Le mouvement gagne les États-Unis. « Les partis de centre gauche ont perdu le vote des classes laborieuses, qui formaient leur base », expliquait le philosophe américain Michael Walzer dans Philosophie Magazine le 14 décembre dernier. « À Princeton, dans le New Jersey, l’une des villes les plus riches des États-Unis, Hillary [Clinton] a gagné par huit voix contre une. À Johnstown, en Pennsylvanie, une ville sidérurgique où les usines ont fermé et sont en train de rouiller, et qui fut un bastion démocrate, [Donald] Trump l’a emporté », poursuit-il, avant de conclure :

«Les hommes et les femmes qui pensent n’avoir aucune perspective [sur le plan économique] sont sensibles aux discours fondés sur le ressentiment, la peur et les discriminations. »

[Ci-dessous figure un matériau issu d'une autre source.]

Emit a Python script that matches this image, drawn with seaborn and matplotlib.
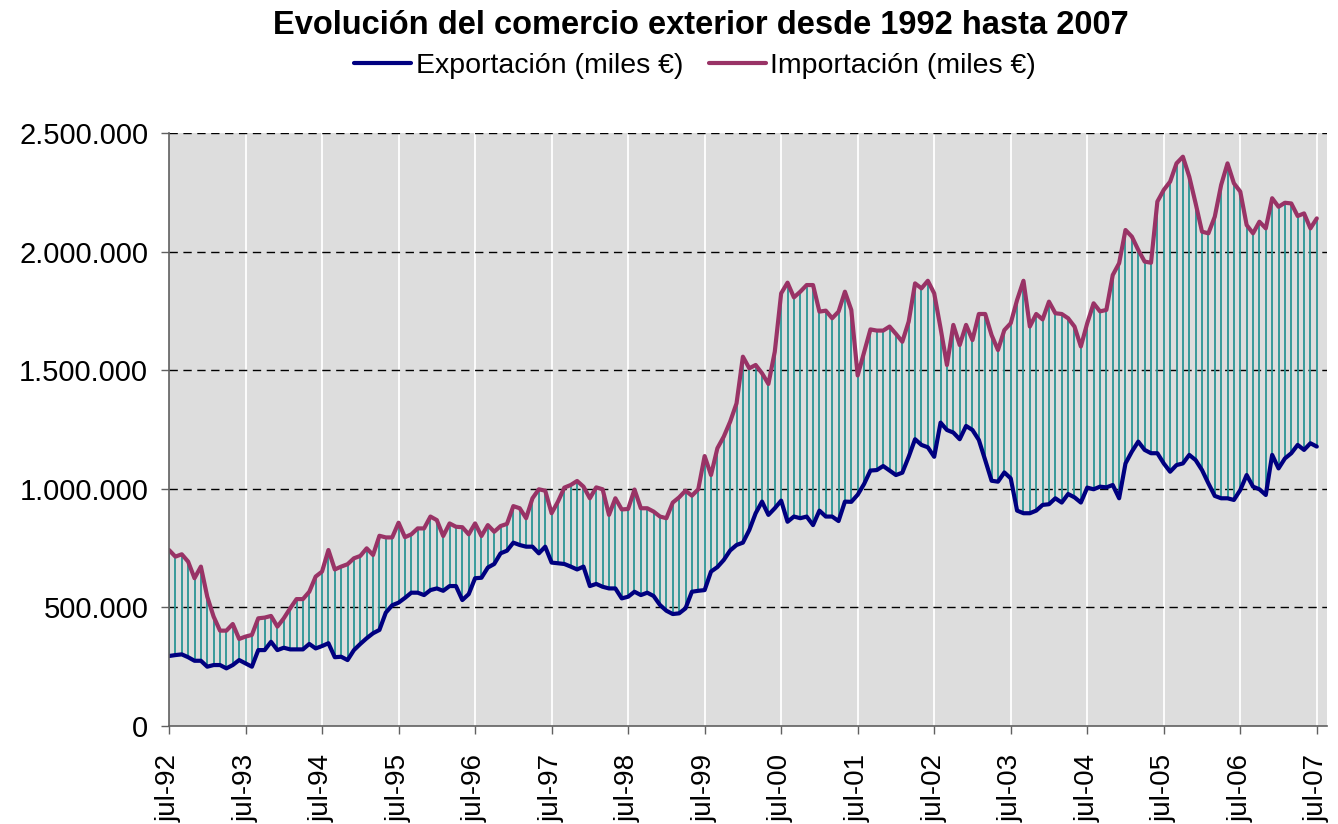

Fracture autour de l’immigration

La vague migratoire achève d’écarteler les socialistes entre leurs idéaux internationalistes et les réflexes xénophobes de leur base la plus défavorisée, qui vit l’arrivée des migrants comme l’un des symboles d’une mondialisation honnie.

La social-démocratie serait-elle faite seulement pour les temps calmes et les périodes de croissance ? Est-elle « un modèle vieillissant », comme l’affirmait en 2007 François Hollande, alors premier secrétaire du PS ? Sera-t-elle capable de changer afin de retrouver sa vigueur ? « Il ne s’agit pas d’une agonie, mais d’une refondation, répond Henri Weber, député socialiste européen. La social-démocratie est une force extraordinairement résiliente. Nous [le PS] avons 111 ans, et le SPD allemand en a 153 ».

Peu de solutions

Certes. Mais comment se transformer ? Les uns préconisent un virage à droite, à l’instar du Français Manuel Valls ou de l’Italien Matteo Renzi. Pour eux, il faut continuer à réduire les déficits et à simplifier la vie des entrepreneurs privés pour les inciter à créer des emplois. Bref, mener une politique de l’offre.

Les autres aspirent à un retour aux sources. Le Français Jean-Luc Mélenchon (fondateur du Front de gauche), l’Espagnol Pablo Iglesias (Podemos), le Grec Alexis Tsipras (Syriza), le Britannique Jeremy Corbyn (travaillistes) ou l’Américain Bernie Sanders (candidat à l’investiture démocrate) incarnent cette gauche dite « radicale », qui prône la fin de l’austérité, le protectionnisme et une aide accrue en faveur des plus démunis. Tous dénoncent l’aggravation des inégalités.

L’espoir grec tombé en lambeaux

Un seul de ces « radicaux » est parvenu au pouvoir, Alexis Tsipras. Or, le moins que l’on puisse dire est qu’il a poursuivi la politique de rigueur qu’exigeait la troïka européenne pour continuer à aider la Grèce ! Quant à Podemos, ses dirigeants se déchirent sur la question d’une éventuelle alliance avec les socialistes du vieux PSOE…

À l’évidence, la social-démocratie devra traverser un long purgatoire avant de trouver comment concilier idéaux et principe de réalité.